Tip #6 Get a work buddy
Many people who are new to working remotely find accountability a challenge since they’re no longer have it build in to their environment. At the office, colleagues are usually a few steps away and it’s possible for a manager to swing by. At home, you really only have your walls to watch you. Even the most responsible worker can find themselves procrastinating, and there are time when not having an external something or someone is enough to let the procrastination last. This is when proactively finding that someone can help. Find a teammate who is also looking to boost their productivity and set meetings with them. Once or twice a week, get on a call and hold each other accountable to your current goals. You can even turn them into working meetings where you only speak to each other for the first 5 minutes, and set to task for the rest of it. Having someone on the other end of the phone or the video can help you keep your work to yourself since you also gave it to them.

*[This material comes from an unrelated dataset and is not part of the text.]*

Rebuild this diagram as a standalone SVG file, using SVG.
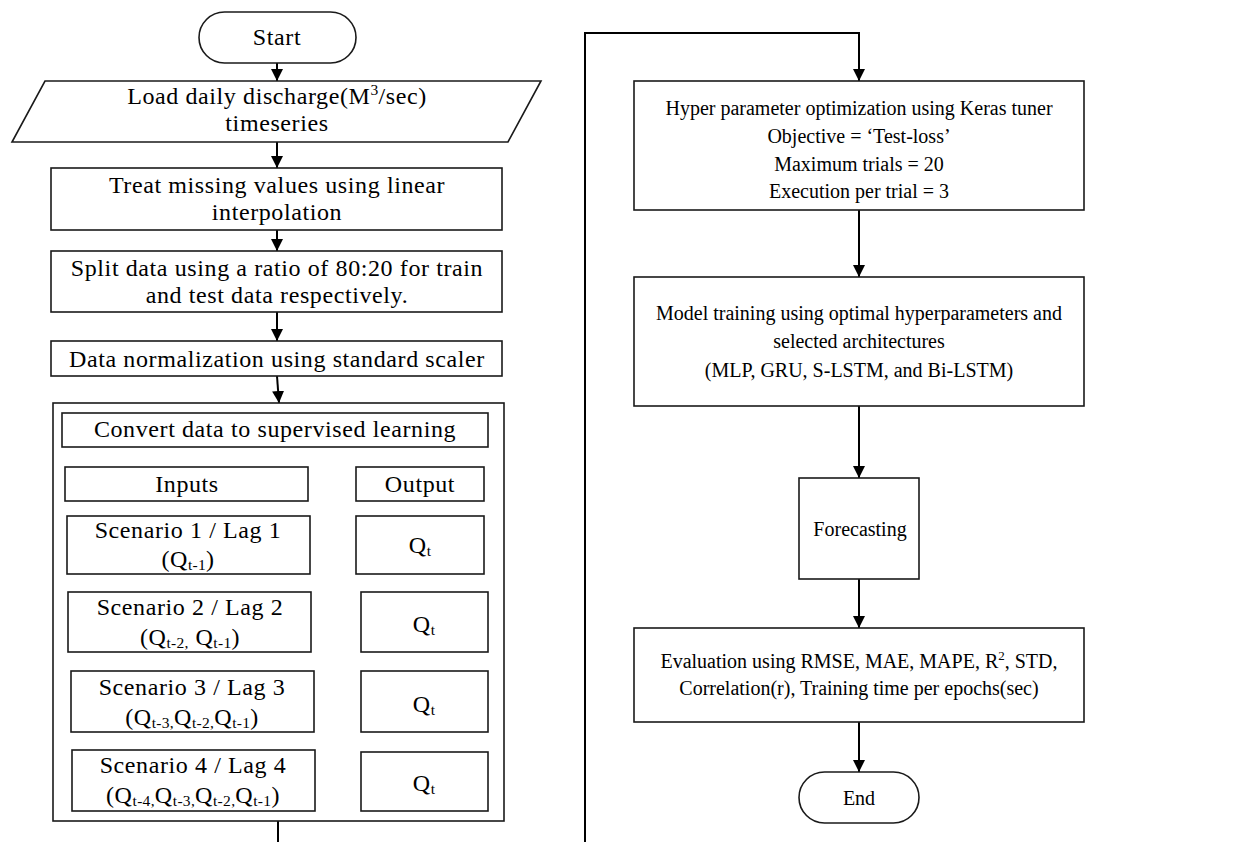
<svg xmlns="http://www.w3.org/2000/svg" width="1244" height="842" viewBox="0 0 1244 842">
  <style>
    .box { fill: #ffffff; stroke: #1a1a1a; stroke-width: 1.6; }
    .edge { fill: none; stroke: #000000; stroke-width: 2; }
    .lt { font-family: "Liberation Serif", "Times New Roman", serif; font-size: 24px; letter-spacing: 0.6px; fill: #000; text-anchor: middle; }
    .rt { font-family: "Liberation Serif", "Times New Roman", serif; font-size: 20px; fill: #000; text-anchor: middle; }
    .sub { font-size: 15.5px; letter-spacing: 0.3px; }
  </style>
  <defs>
    <marker id="arrow" markerUnits="userSpaceOnUse" markerWidth="12" markerHeight="12" refX="12" refY="6" orient="auto">
      <path d="M0,0 L12,6 L0,12 z" fill="#000"/>
    </marker>
  </defs>
  <rect width="1244" height="842" fill="#ffffff"/>

  <!-- connectors -->
  <g id="connectors">
    <line class="edge" x1="277" y1="63" x2="277" y2="81" marker-end="url(#arrow)"/>
    <line class="edge" x1="277" y1="142" x2="277" y2="168" marker-end="url(#arrow)"/>
    <line class="edge" x1="277" y1="230" x2="277" y2="251" marker-end="url(#arrow)"/>
    <line class="edge" x1="277" y1="312" x2="277" y2="341" marker-end="url(#arrow)"/>
    <line class="edge" x1="277" y1="376" x2="279" y2="403" marker-end="url(#arrow)"/>
    <line class="edge" x1="187" y1="447" x2="187" y2="467" marker-end="url(#arrow)"/>
    <line class="edge" x1="308" y1="484" x2="356" y2="484" marker-end="url(#arrow)"/>
    <line class="edge" x1="188" y1="501" x2="188" y2="516" marker-end="url(#arrow)"/>
    <line class="edge" x1="310" y1="545" x2="356" y2="545" marker-end="url(#arrow)"/>
    <line class="edge" x1="190" y1="574" x2="190" y2="592" marker-end="url(#arrow)"/>
    <line class="edge" x1="311" y1="622" x2="361" y2="622" marker-end="url(#arrow)"/>
    <line class="edge" x1="192" y1="652" x2="192" y2="671" marker-end="url(#arrow)"/>
    <line class="edge" x1="314" y1="702" x2="361" y2="702" marker-end="url(#arrow)"/>
    <line class="edge" x1="193" y1="732" x2="193" y2="750" marker-end="url(#arrow)"/>
    <line class="edge" x1="315" y1="781" x2="361" y2="781" marker-end="url(#arrow)"/>
    <line class="edge" x1="278" y1="821" x2="278" y2="842"/>
    <polyline class="edge" points="585,842 585,33 859,33 859,81" marker-end="url(#arrow)"/>
    <line class="edge" x1="859" y1="210" x2="859" y2="277" marker-end="url(#arrow)"/>
    <line class="edge" x1="859" y1="406" x2="859" y2="478" marker-end="url(#arrow)"/>
    <line class="edge" x1="859" y1="579" x2="859" y2="628" marker-end="url(#arrow)"/>
    <line class="edge" x1="859" y1="722" x2="859" y2="772" marker-end="url(#arrow)"/>
  </g>

  <!-- left column -->
  <g id="start">
    <rect class="box" x="199" y="12" width="157" height="51" rx="25.5"/>
    <text class="lt" x="277" y="45">Start</text>
  </g>
  <g id="load">
    <polygon class="box" points="45,81 541,81 508,142 12,142"/>
    <text class="lt" x="277" y="104">Load daily discharge(M<tspan class="sub" dy="-9">3</tspan><tspan dy="9">/sec)</tspan></text>
    <text class="lt" x="277" y="131">timeseries</text>
  </g>
  <g id="missing">
    <rect class="box" x="51" y="168" width="451" height="62"/>
    <text class="lt" x="277" y="193">Treat missing values using linear</text>
    <text class="lt" x="277" y="220">interpolation</text>
  </g>
  <g id="split">
    <rect class="box" x="51" y="251" width="451" height="61"/>
    <text class="lt" x="277" y="276">Split data using a ratio of 80:20 for train</text>
    <text class="lt" x="277" y="303">and test data respectively.</text>
  </g>
  <g id="normalize">
    <rect class="box" x="51" y="341" width="451" height="35"/>
    <text class="lt" x="277" y="367">Data normalization using standard scaler</text>
  </g>
  <g id="supervised">
    <rect class="box" x="53" y="403" width="451" height="418"/>
    <g id="convert">
      <rect class="box" x="62" y="413" width="426" height="34"/>
      <text class="lt" x="275" y="437">Convert data to supervised learning</text>
    </g>
    <g id="inputs">
      <rect class="box" x="65" y="467" width="243" height="34"/>
      <text class="lt" x="187" y="492">Inputs</text>
    </g>
    <g id="output">
      <rect class="box" x="356" y="467" width="128" height="34"/>
      <text class="lt" x="420" y="492">Output</text>
    </g>
    <g id="scenario1">
      <rect class="box" x="67" y="516" width="243" height="58"/>
      <text class="lt" x="188" y="538">Scenario 1 / Lag 1</text>
      <text class="lt" x="188" y="567">(Q<tspan class="sub" dy="3">t-1</tspan><tspan dy="-3">)</tspan></text>
    </g>
    <g id="target1">
      <rect class="box" x="356" y="516" width="128" height="58"/>
      <text class="lt" x="420" y="553">Q<tspan class="sub" dy="3">t</tspan></text>
    </g>
    <g id="scenario2">
      <rect class="box" x="68" y="592" width="243" height="60"/>
      <text class="lt" x="190" y="615">Scenario 2 / Lag 2</text>
      <text class="lt" x="190" y="645">(Q<tspan class="sub" dy="3">t-2,</tspan><tspan dy="-3"> Q</tspan><tspan class="sub" dy="3">t-1</tspan><tspan dy="-3">)</tspan></text>
    </g>
    <g id="target2">
      <rect class="box" x="361" y="592" width="127" height="60"/>
      <text class="lt" x="424" y="632">Q<tspan class="sub" dy="3">t</tspan></text>
    </g>
    <g id="scenario3">
      <rect class="box" x="71" y="671" width="243" height="61"/>
      <text class="lt" x="192" y="695">Scenario 3 / Lag 3</text>
      <text class="lt" x="192" y="725">(Q<tspan class="sub" dy="3">t-3,</tspan><tspan dy="-3">Q</tspan><tspan class="sub" dy="3">t-2,</tspan><tspan dy="-3">Q</tspan><tspan class="sub" dy="3">t-1</tspan><tspan dy="-3">)</tspan></text>
    </g>
    <g id="target3">
      <rect class="box" x="361" y="671" width="127" height="61"/>
      <text class="lt" x="424" y="712">Q<tspan class="sub" dy="3">t</tspan></text>
    </g>
    <g id="scenario4">
      <rect class="box" x="72" y="750" width="243" height="61"/>
      <text class="lt" x="193" y="773">Scenario 4 / Lag 4</text>
      <text class="lt" x="193" y="803">(Q<tspan class="sub" dy="3">t-4,</tspan><tspan dy="-3">Q</tspan><tspan class="sub" dy="3">t-3,</tspan><tspan dy="-3">Q</tspan><tspan class="sub" dy="3">t-2,</tspan><tspan dy="-3">Q</tspan><tspan class="sub" dy="3">t-1</tspan><tspan dy="-3">)</tspan></text>
    </g>
    <g id="target4">
      <rect class="box" x="361" y="752" width="127" height="59"/>
      <text class="lt" x="424" y="791">Q<tspan class="sub" dy="3">t</tspan></text>
    </g>
  </g>

  <!-- right column -->
  <g id="tuning">
    <rect class="box" x="634" y="81" width="450" height="129"/>
    <text class="rt" x="859" y="115">Hyper parameter optimization using Keras tuner</text>
    <text class="rt" x="859" y="143">Objective = ‘Test-loss’</text>
    <text class="rt" x="859" y="171">Maximum trials = 20</text>
    <text class="rt" x="859" y="198">Execution per trial = 3</text>
  </g>
  <g id="training">
    <rect class="box" x="634" y="277" width="450" height="129"/>
    <text class="rt" x="859" y="320">Model training using optimal hyperparameters and</text>
    <text class="rt" x="859" y="348">selected architectures</text>
    <text class="rt" x="859" y="377">(MLP, GRU, S-LSTM, and Bi-LSTM)</text>
  </g>
  <g id="forecasting">
    <rect class="box" x="799" y="478" width="120" height="101"/>
    <text class="rt" x="860" y="536">Forecasting</text>
  </g>
  <g id="evaluation">
    <rect class="box" x="634" y="628" width="450" height="94"/>
    <text class="rt" x="859" y="668">Evaluation using RMSE, MAE, MAPE, R<tspan font-size="13" dy="-8">2</tspan><tspan dy="8">, STD,</tspan></text>
    <text class="rt" x="859" y="695">Correlation(r), Training time per epochs(sec)</text>
  </g>
  <g id="end">
    <rect class="box" x="799" y="772" width="120" height="51" rx="25.5"/>
    <text class="rt" x="859" y="805">End</text>
  </g>
</svg>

Tip #7 Be vocal about your goals
Capitalizing on Tip #6, bring up your self-imposed deadlines to your team on calls and to your manager during check-ins. Setting expectations with others can build in a sense of duty, particularly if you’d like input or approvals at various points through your project work. Being ready for these checkpoints reinforces that you are an able and committed worker. And who doesn’t want to be seen as that? The bonus is that each checkpoint is another step toward your main goal, so keep mentioning it on your team calls!